Man tut dem Zwillingsbruder des Präsidenten sicher kein Unrecht, wenn man vermutet, dass er das Kaczynski-Erbe in Polen am Leben erhalten möchte. Der Tod seines Bruders hat ihn sichtlich schwer getroffen. Nach Angaben seiner Partei hat er derzeit "keinen Kopf" für Politik. Ein enger Mitarbeiter Kaczynskis sagte am Dienstag, dieser habe bei dem Flugzeugabsturz außer seinem Bruder auch sehr viele Freunde verloren.

Dazu kommt noch, dass die 84 Jahre alte Mutter der Kaczynskis seit mehr als einem Monat schwer krank im Krankenhaus liegt. Für die anstehende Präsidentschaftswahl in Polen galt Kaczynski vielen Beobachtern als natürlicher Kandidat der PiS für die Nachfolge seines Bruders.

Nach dem tödlichen Absturz der polnischen Präsidentenmaschine am Samstag ist derweil ein Großteil der Opfer identifiziert worden. Bisher habe die Identität von insgesamt 64 Toten geklärt werden können, sagte ein Sprecher des russischen Katastrophenschutzministeriums am Mittwoch der Nachrichtenagentur ITAR-TASS.

Die ersten Angehörigen seien deshalb bereits auf dem Rückweg nach Polen. Die polnische Regierung hatte am Dienstagabend mitgeteilt, dass am Mittwoch die sterblichen Überreste von 30 Opfern von Moskau nach Warschau überführt werden sollen.

Bei dem Unglück waren am Samstag nahe der westrussischen Smolensk waren alle 96 Insassen ums Leben gekommen, darunter neben dem polnischen Staatschef Lech Kaczynski und seiner Ehefrau Maria zahlreiche Mitglieder der polnischen Führungselite.

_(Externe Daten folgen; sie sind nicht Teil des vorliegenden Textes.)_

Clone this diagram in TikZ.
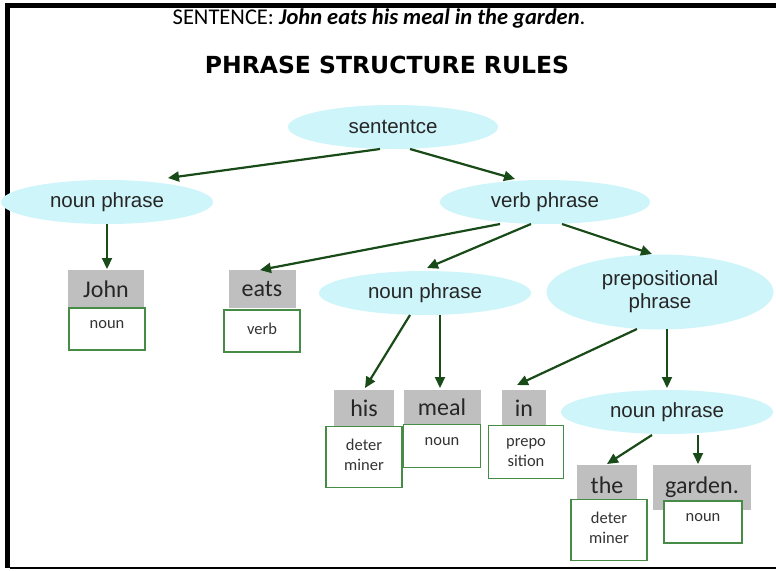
\documentclass[tikz,border=0pt]{standalone}
\usepackage{fontspec}
\setmainfont{Carlito}
\newfontfamily\arialf{Liberation Sans}
\newfontfamily\dejaf{DejaVu Sans}
\usetikzlibrary{shapes.geometric,arrows.meta,calc}
\definecolor{ellfill}{RGB}{206,245,250}
\definecolor{greyfill}{RGB}{191,191,191}
\definecolor{boxgreen}{RGB}{70,140,70}
\definecolor{arrowgreen}{RGB}{25,75,25}
\tikzset{
  phrase/.style={ellipse, fill=ellfill, inner sep=0pt, minimum width=212pt, minimum height=44pt,
    font=\arialf\fontsize{20.5}{23}\selectfont, align=center, text=black!85},
  wordbox/.style={rectangle, fill=greyfill, inner sep=0pt, font=\fontsize{24}{26}\selectfont, text=black!85},
  catbox/.style={rectangle, draw=boxgreen, line width=1.1pt, fill=white, inner sep=0pt},
  cattext/.style={anchor=north, inner sep=0pt, yshift=-13pt, font=\fontsize{16.5}{20}\selectfont, align=center, text=black!80},
  conn/.style={draw=arrowgreen, line width=2.2pt, -{Triangle[length=11pt,width=10pt]}},
  framebar/.style={fill=black}
}
\begin{document}
\begin{tikzpicture}[x=1pt,y=-1pt]
\useasboundingbox (0,0) rectangle (776,570);
\fill[white] (0,0) rectangle (776,570);
% frame
\fill[framebar] (5,3) rectangle (10,568);
\fill[framebar] (5,3) rectangle (776,8);
\draw[line width=1.5pt] (10,568) -- (776,568);
% titles
\node[font=\fontsize{22.5}{26}\selectfont] (title) at (379,19) {SENTENCE: \textbf{\textit{John eats his meal in the garden}}.};
\node[font=\dejaf\bfseries\fontsize{23.5}{28}\selectfont] (rules) at (387,65) {PHRASE STRUCTURE RULES};
% phrase ellipses
\node[phrase, minimum width=210pt] (sent) at (393,127) {sententce};
\node[phrase] (npL) at (107,202) {noun phrase};
\node[phrase, minimum width=210pt] (vp) at (545,202) {verb phrase};
\node[phrase] (npM) at (425,293) {noun phrase};
\node[phrase, minimum width=227pt, minimum height=75pt] (pp) at (660,292) {prepositional\\phrase};
\node[phrase] (npR) at (667,412) {noun phrase};
% word boxes
\node[wordbox, minimum width=76pt, minimum height=38pt] (john) at (106,289) {John};
\node[wordbox, minimum width=67pt, minimum height=38pt] (eats) at (262,289) {eats};
\node[wordbox, minimum width=60pt, minimum height=37pt] (his) at (364,408) {his};
\node[wordbox, minimum width=77pt, minimum height=35pt] (meal) at (442,407) {meal};
\node[wordbox, minimum width=44pt, minimum height=36pt] (in) at (524,408) {in};
\node[wordbox, minimum width=60pt, minimum height=35pt, text height=26pt, text depth=4pt] (the) at (607,482) {the};
\node[wordbox, minimum width=98pt, minimum height=45pt, text height=25pt, text depth=13pt] (garden) at (702,487) {garden.};
% category boxes
\node[catbox, minimum width=76pt, minimum height=42pt] (johnW) at (107,329) {};
\node[cattext] (johnT) at (johnW.north) {noun};
\node[catbox, minimum width=76pt, minimum height=42pt] (eatsW) at (262,331) {};
\node[cattext] (eatsT) at (eatsW.north) {verb};
\node[catbox, minimum width=76pt, minimum height=61pt] (hisW) at (364,457) {};
\node[cattext] (hisT) at (hisW.north) {deter\\miner};
\node[catbox, minimum width=77pt, minimum height=43pt] (mealW) at (442,446) {};
\node[cattext] (mealT) at (mealW.north) {noun};
\node[catbox, minimum width=75pt, minimum height=53pt] (inW) at (526,452) {};
\node[cattext] (inT) at (inW.north) {prepo\\sition};
\node[catbox, minimum width=76pt, minimum height=61pt] (theW) at (609,530) {};
\node[cattext] (theT) at (theW.north) {deter\\miner};
\node[catbox, minimum width=78pt, minimum height=42pt] (gardenW) at (703,522) {};
\node[cattext] (gardenT) at (gardenW.north) {noun};
% connectors
\draw[conn] ($(sent.center)+(-13,22)$) -- ($(npL.center)+(61,-24)$);
\draw[conn] ($(sent.center)+(17,22)$) -- ($(vp.center)+(-30,-23)$);
\draw[conn] ($(npL.center)+(0,22)$) -- ($(john.center)+(1,-20)$);
\draw[conn] ($(vp.center)+(-45,22)$) -- ($(eats.center)+(-2,-19)$);
\draw[conn] ($(vp.center)+(-14,22)$) -- ($(npM.center)+(2,-25)$);
\draw[conn] ($(vp.center)+(17,22)$) -- ($(pp.center)+(-8,-38)$);
\draw[conn] ($(npM.center)+(-15,22)$) -- ($(his.center)+(1,-20)$);
\draw[conn] ($(npM.center)+(15,22)$) -- ($(meal.center)+(-2,-19)$);
\draw[conn] ($(pp.center)+(-23,37)$) -- ($(in.center)+(-7,-23)$);
\draw[conn] ($(pp.center)+(7,37)$) -- ($(npR.center)+(0,-24)$);
\draw[conn] ($(npR.center)+(-15,23)$) -- ($(the.center)+(0,-18)$);
\draw[conn] ($(npR.center)+(31,23)$) -- ($(garden.center)+(-4,-23)$);
\end{tikzpicture}
\end{document}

Polen ist drei Tage nach dem Absturz immer noch wie gelähmt. Am Dienstag nahmen Tausende die Gelegenheit war, sich von ihrem getöteten Staatsoberhaupt und seiner Frau verabschieden zu können. Dabei kam es zu ergreifenden Szenen.

Vor dem Präsidentenpalast, in dem die Särge der beiden Toten feierlich aufgebahrt worden sind, bildete sich eine über einen Kilometer lange Warteschlange. "Wir werden hier warten, solange es dauert", sagte Rentnerin Alicja Marszalek, eine der Wartenden. "Wir wollen ihnen die letzte Ehre erweisen, da sie wundervolle Menschen waren. Er war ein bescheidener Mann, intelligent und freundlich." Lech Kaczynski spaltet die Polen auch nach seinem Tod.